Apostolic Nuncio Archbishop Salvatore Pennacchio “is very keen on passing it on to the Vatican,” Saldanha said today after an Indian newspaper reported the nuncio wanted to take the matter up seriously.

Saldanha, a former Karnataka High Court judge, said the nuncio “called me personally with an official note” to enquire about his independent probe into the attacks.

The nuncio's office refused to comment.

Saldanha published his report on the 2008 church attacks on February 23. It blamed the Karnataka government and Hindu extremist groups for the attacks.

The report came almost a month after a government commission inquiry exonerated them.

Saldanha said he and Joseph Dias, secretary general of the Catholic Secular Forum met the nuncio for an hour last week.

“The Vatican ambassador requested for an extra copy of the “Report of the People’s Tribunal Enquiry” to be forwarded to the Vatican,” he added.
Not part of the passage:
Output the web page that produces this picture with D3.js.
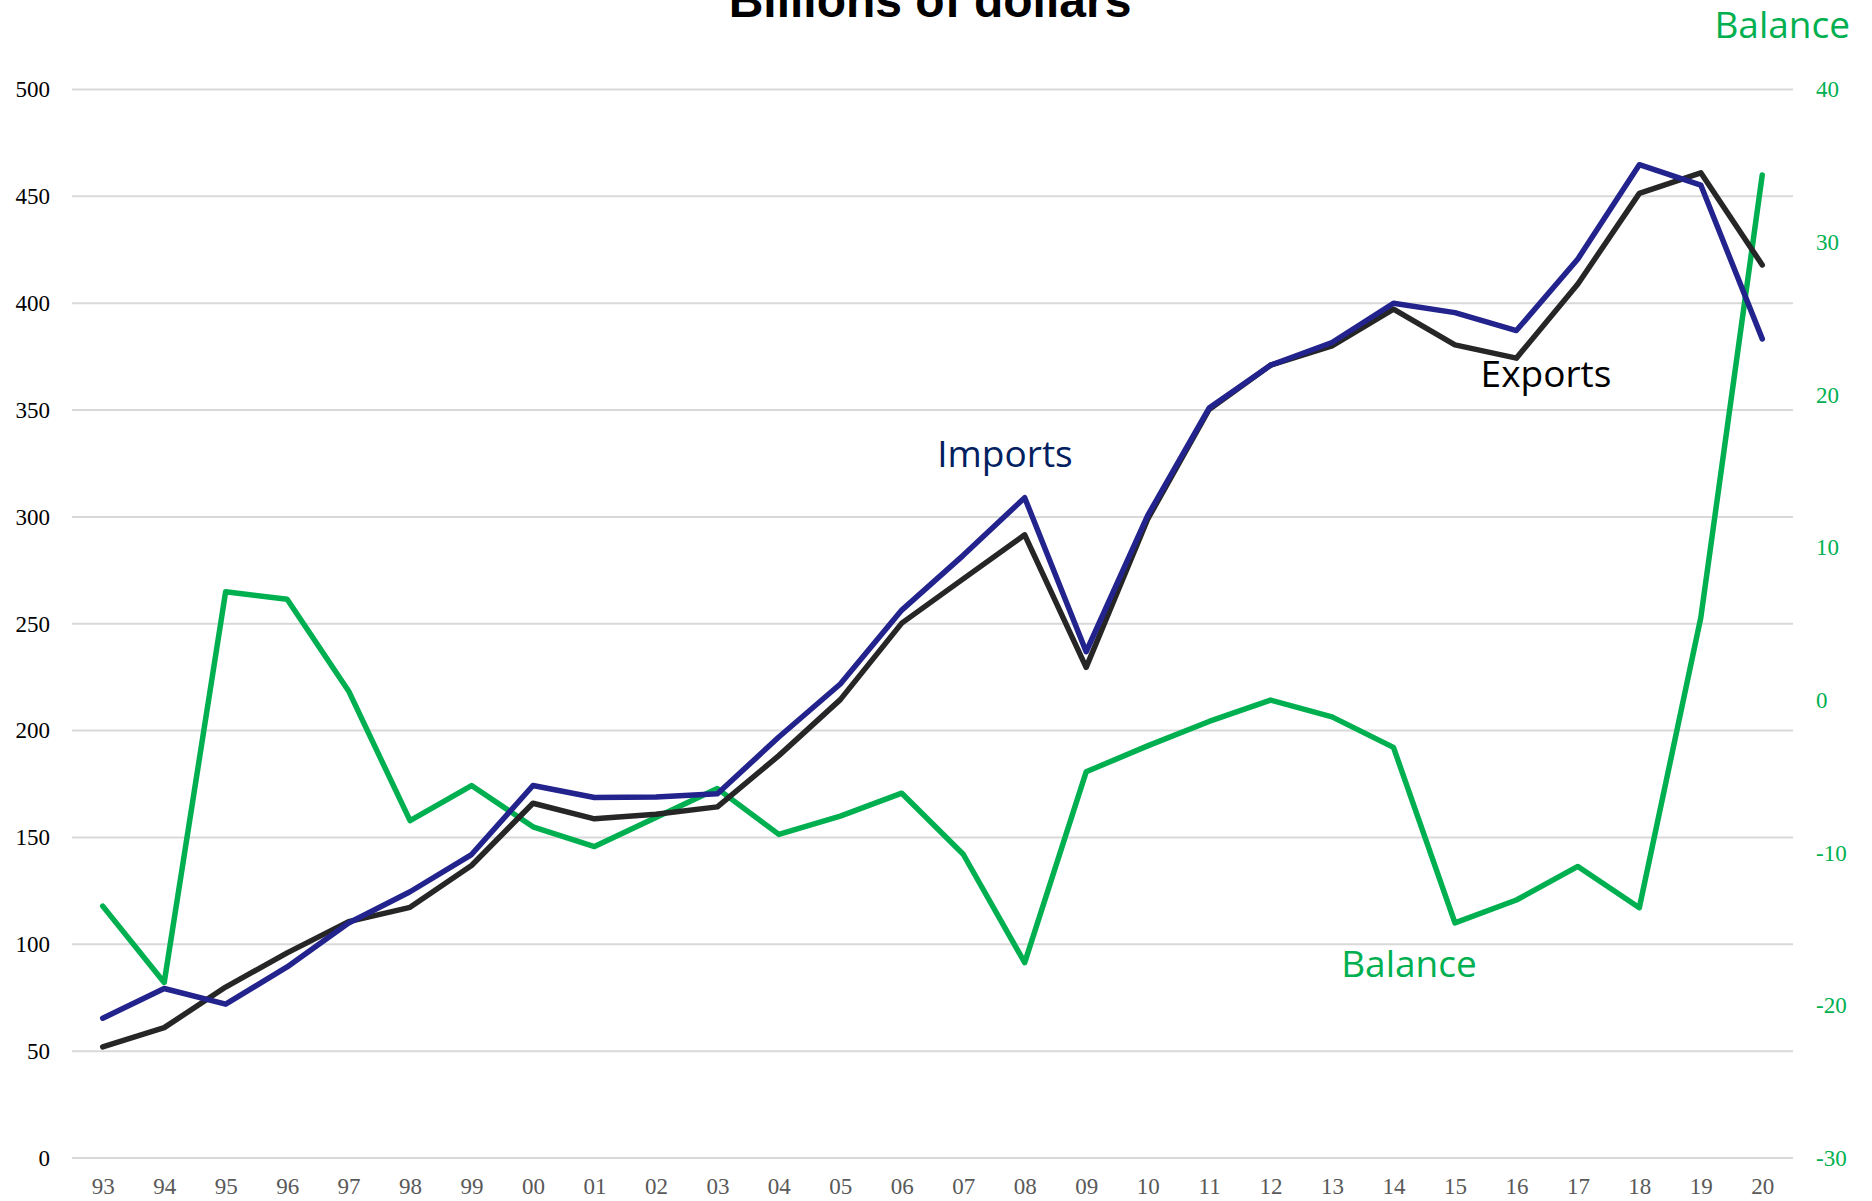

The former judge also quoted the nuncio as saying lay and religious organizations should write to the government about attacks on churches.

Saldanha said he also met federal Home Minister P. Chidambaram and gave him a copy of his report.

He said the minister wants Church leaders from “every corner of the country” to write to his ministry to help it take appropriate steps to prevent further attacks.

He also said his report has already disturbed pro-Hindu groups.

“There are number of questions already being asked in press conferences,” Saldanha added.

Saldanha wants his report “widely circulated” for better impact.

He said he will also submit a copy to the International Court of Justice in The Hague, Netherlands.

He also plans to take the matter up with the European Court of Human Rights and Amnesty International.